Allow me to explain in RPG analogy: All Curlers begin somewhere in the Level 1-5 range of overall skill. The game is new and exciting. There’s a whole world of possibilities just waiting to be explored. As the beginners get the absolute basics of the sport down pat, their natural talent allows them to quickly “Level Up” into the Level 6-10 range as being able to consistently make simple draws, guards, and hits settle into the body. Before long, they’re in Levels 11-14 as they understand the concepts of why Skips are picking their shots. They’re getting a natural sense of when they need to sweep or not sweep – without even needing to hear the call.

But then something happens.

All the while they’ve been flying up through the ranks, having fun, and getting better, they’ve also been talking to players who’ve been around for a few years, or watching international curling matches streamed on YouTube, or whatever the case may be. And then, right around Level 15, a revelation: they understand the scope of the complex skill and intricacy that exists in this sport. Something ‘clicks’ and they can intellectually ‘see’ the level of finesse required. Not only that, they realize they have the potential to achieve that skill and finesse. They may only be a Level 15, but the distance from where they are to where they want to be seems much more quantifiable – even if that endgame is Level 100.

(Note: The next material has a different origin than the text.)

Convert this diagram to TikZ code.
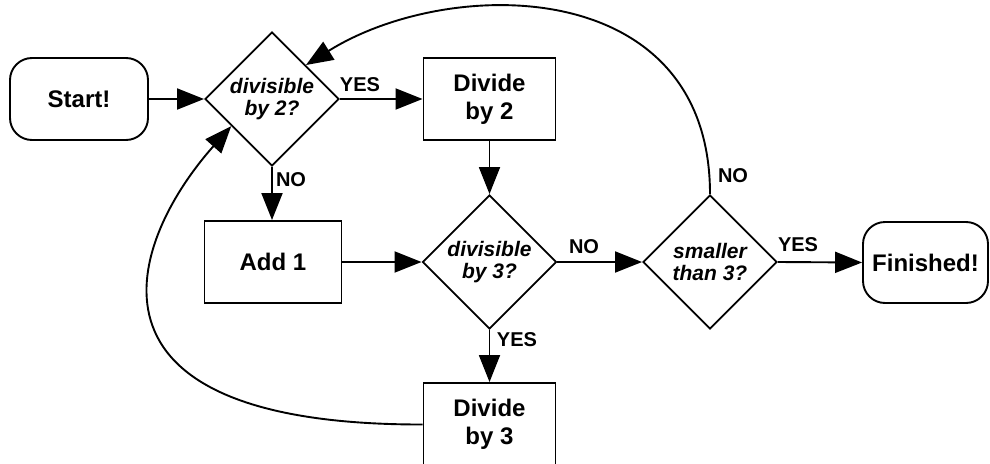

Then, another revelation: “I have no idea how to get myself there.”  And right there is where a wall exists. (At least, there is for me.)

As a player, I’ve recently realized that while my Natural Talent has carried me this far, this is as far as that train goes. I’m at the end of that line; dropped off at a junction where my next options are either, 1.) happily staying place in Casual Curler City, 2.) getting frustrated, giving up, and taking a return trip back to Normal Life on the Quitters Express, or 3.) progressing forward to who-knows-what on the slow-moving Hard Work Highway.

Where skills and levels were once gained quickly, suddenly the gap between Level 15 and Level 16 seems more like a pole vault instead of a hop, a skip, or a jump.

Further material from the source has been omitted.